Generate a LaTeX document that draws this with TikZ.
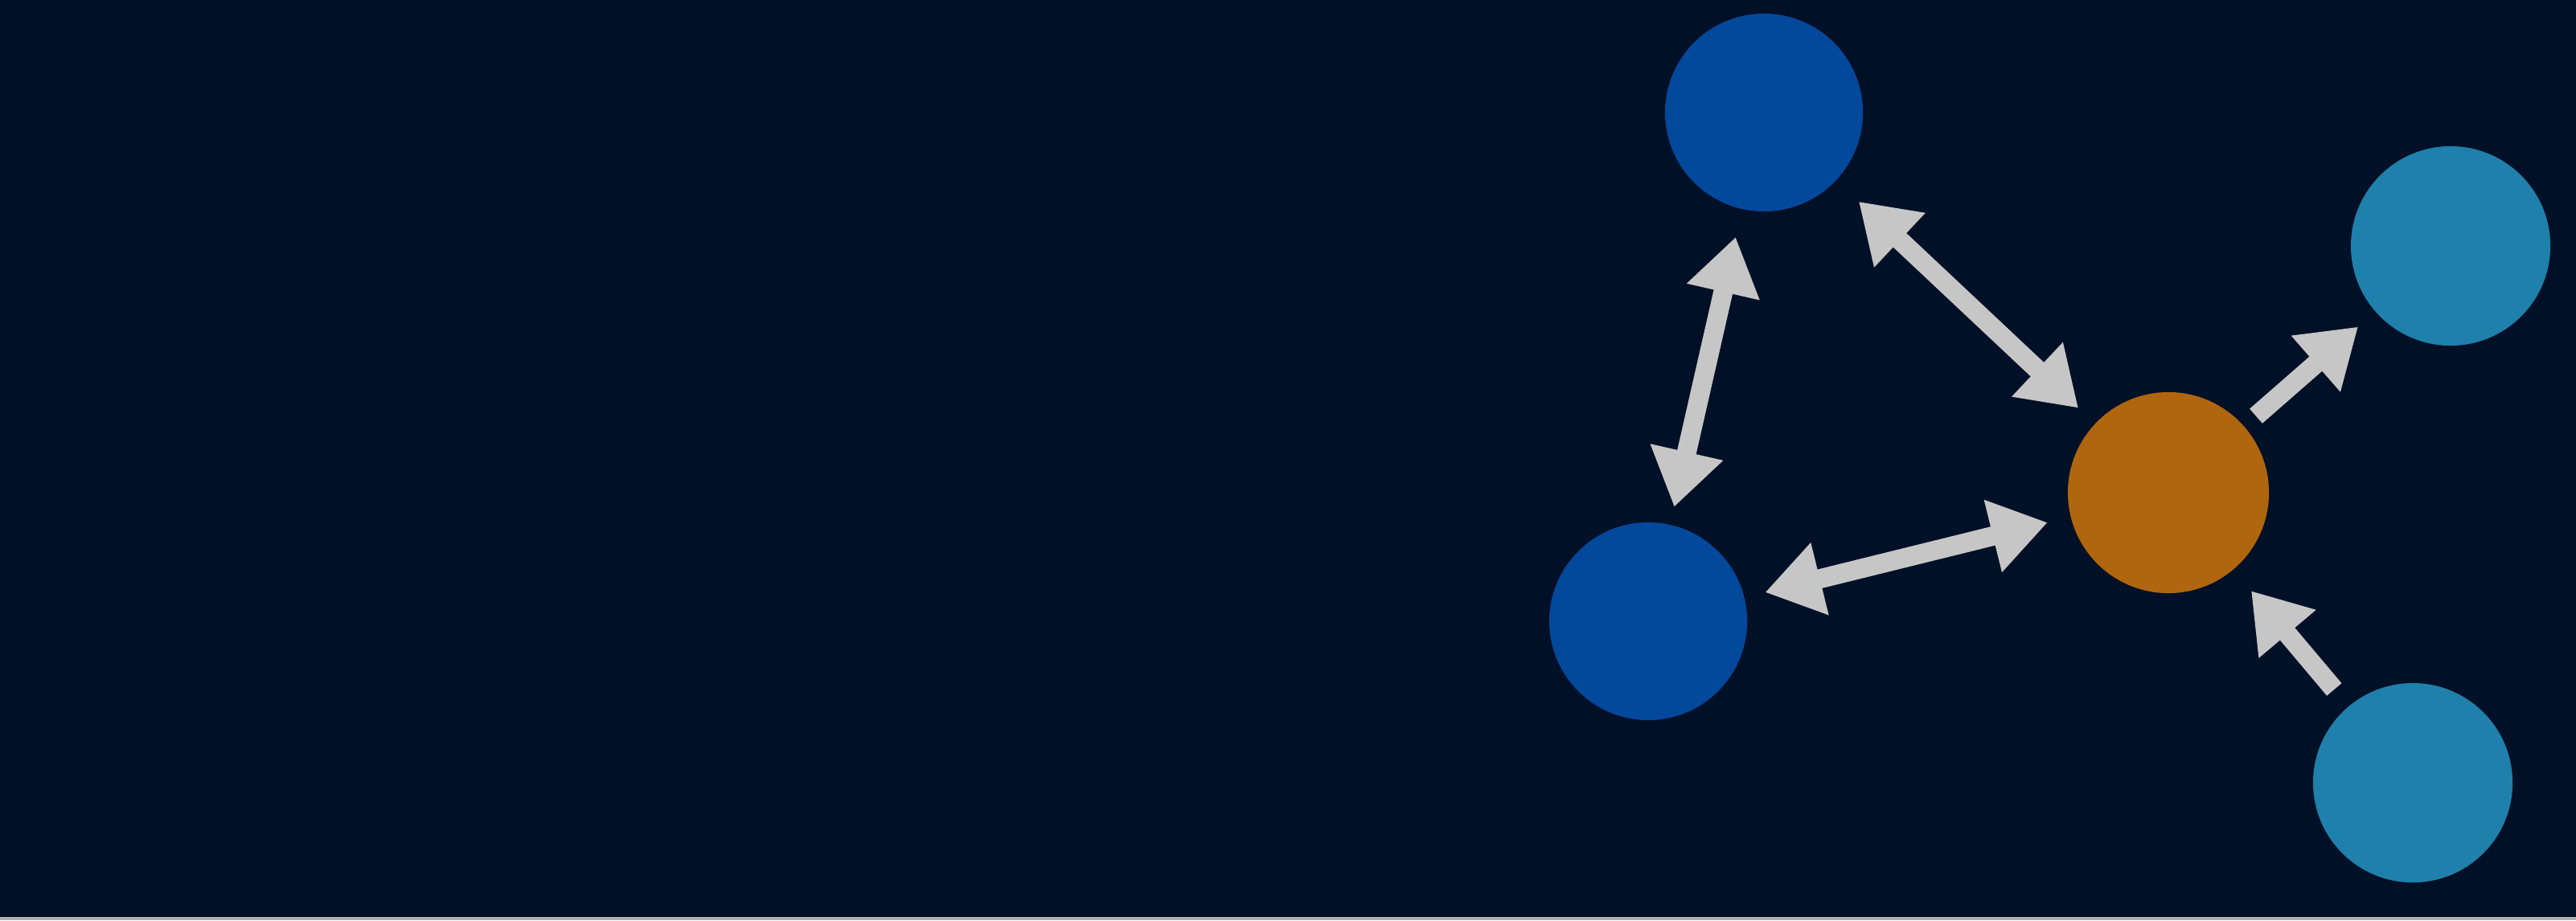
\documentclass[tikz,border=0pt]{standalone}
\usepackage{tikz}
\usetikzlibrary{arrows.meta,positioning}

\definecolor{bgnavy}{HTML}{001027}
\definecolor{peerblue}{HTML}{02489B}
\definecolor{leafteal}{HTML}{1E80AB}
\definecolor{huborange}{HTML}{B0650F}
\definecolor{arrowgray}{HTML}{C6C6C6}
\definecolor{stripgray}{HTML}{B0B0B0}

\begin{document}
\begin{tikzpicture}[x=0.01cm, y=-0.01cm, >={Triangle[width=0.88cm,length=0.70cm]}]
\tikzstyle{peer}=[circle,fill=peerblue,minimum size=2.46cm,inner sep=0pt]
\tikzstyle{leaf}=[circle,fill=leafteal,minimum size=2.48cm,inner sep=0pt]
\tikzstyle{hub}=[circle,fill=huborange,minimum size=2.50cm,inner sep=0pt]
\tikzstyle{link}=[draw=arrowgray,line width=0.24cm]

% background
\fill[bgnavy] (0,0) rectangle (3204,1145);
\fill[stripgray] (0,1141) rectangle (3204,1145);

\node[hub]     (h)  at (2697,613)  {};
\node[peer]    (p1) at (2194,140)  {};
\node[peer]    (p2) at (2050,773)  {};
\node[leaf]    (l1) at (3048,306)  {};
\node[leaf]    (l2) at (3001,974)  {};

\draw[link,<->,shorten <=0.35cm,shorten >=0.22cm] (p1) -- (p2);
\draw[link,<->,shorten <=0.38cm,shorten >=0.28cm] (p1) -- (h);
\draw[link,<->,shorten <=0.26cm,shorten >=0.29cm] (p2) -- (h);
\draw[link,->,shorten <=0.19cm,shorten >=0.28cm]  (h)  -- (l1);
\draw[link,->,shorten <=0.27cm,shorten >=0.34cm]  (l2) -- (h);

\end{tikzpicture}
\end{document}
○ ○ ○ ○ ○ ○ ○
WHAT TO DO — All of the data above should be transcribed verbatim, with pictures omitted.

RESULT FOR THIS TASK —
Generate a LaTeX document that draws this with TikZ.
\documentclass[tikz,border=0pt]{standalone}
\usepackage{tikz}
\usetikzlibrary{arrows.meta,positioning}

\definecolor{bgnavy}{HTML}{001027}
\definecolor{peerblue}{HTML}{02489B}
\definecolor{leafteal}{HTML}{1E80AB}
\definecolor{huborange}{HTML}{B0650F}
\definecolor{arrowgray}{HTML}{C6C6C6}
\definecolor{stripgray}{HTML}{B0B0B0}

\begin{document}
\begin{tikzpicture}[x=0.01cm, y=-0.01cm, >={Triangle[width=0.88cm,length=0.70cm]}]
\tikzstyle{peer}=[circle,fill=peerblue,minimum size=2.46cm,inner sep=0pt]
\tikzstyle{leaf}=[circle,fill=leafteal,minimum size=2.48cm,inner sep=0pt]
\tikzstyle{hub}=[circle,fill=huborange,minimum size=2.50cm,inner sep=0pt]
\tikzstyle{link}=[draw=arrowgray,line width=0.24cm]

% background
\fill[bgnavy] (0,0) rectangle (3204,1145);
\fill[stripgray] (0,1141) rectangle (3204,1145);

\node[hub]     (h)  at (2697,613)  {};
\node[peer]    (p1) at (2194,140)  {};
\node[peer]    (p2) at (2050,773)  {};
\node[leaf]    (l1) at (3048,306)  {};
\node[leaf]    (l2) at (3001,974)  {};

\draw[link,<->,shorten <=0.35cm,shorten >=0.22cm] (p1) -- (p2);
\draw[link,<->,shorten <=0.38cm,shorten >=0.28cm] (p1) -- (h);
\draw[link,<->,shorten <=0.26cm,shorten >=0.29cm] (p2) -- (h);
\draw[link,->,shorten <=0.19cm,shorten >=0.28cm]  (h)  -- (l1);
\draw[link,->,shorten <=0.27cm,shorten >=0.34cm]  (l2) -- (h);

\end{tikzpicture}
\end{document}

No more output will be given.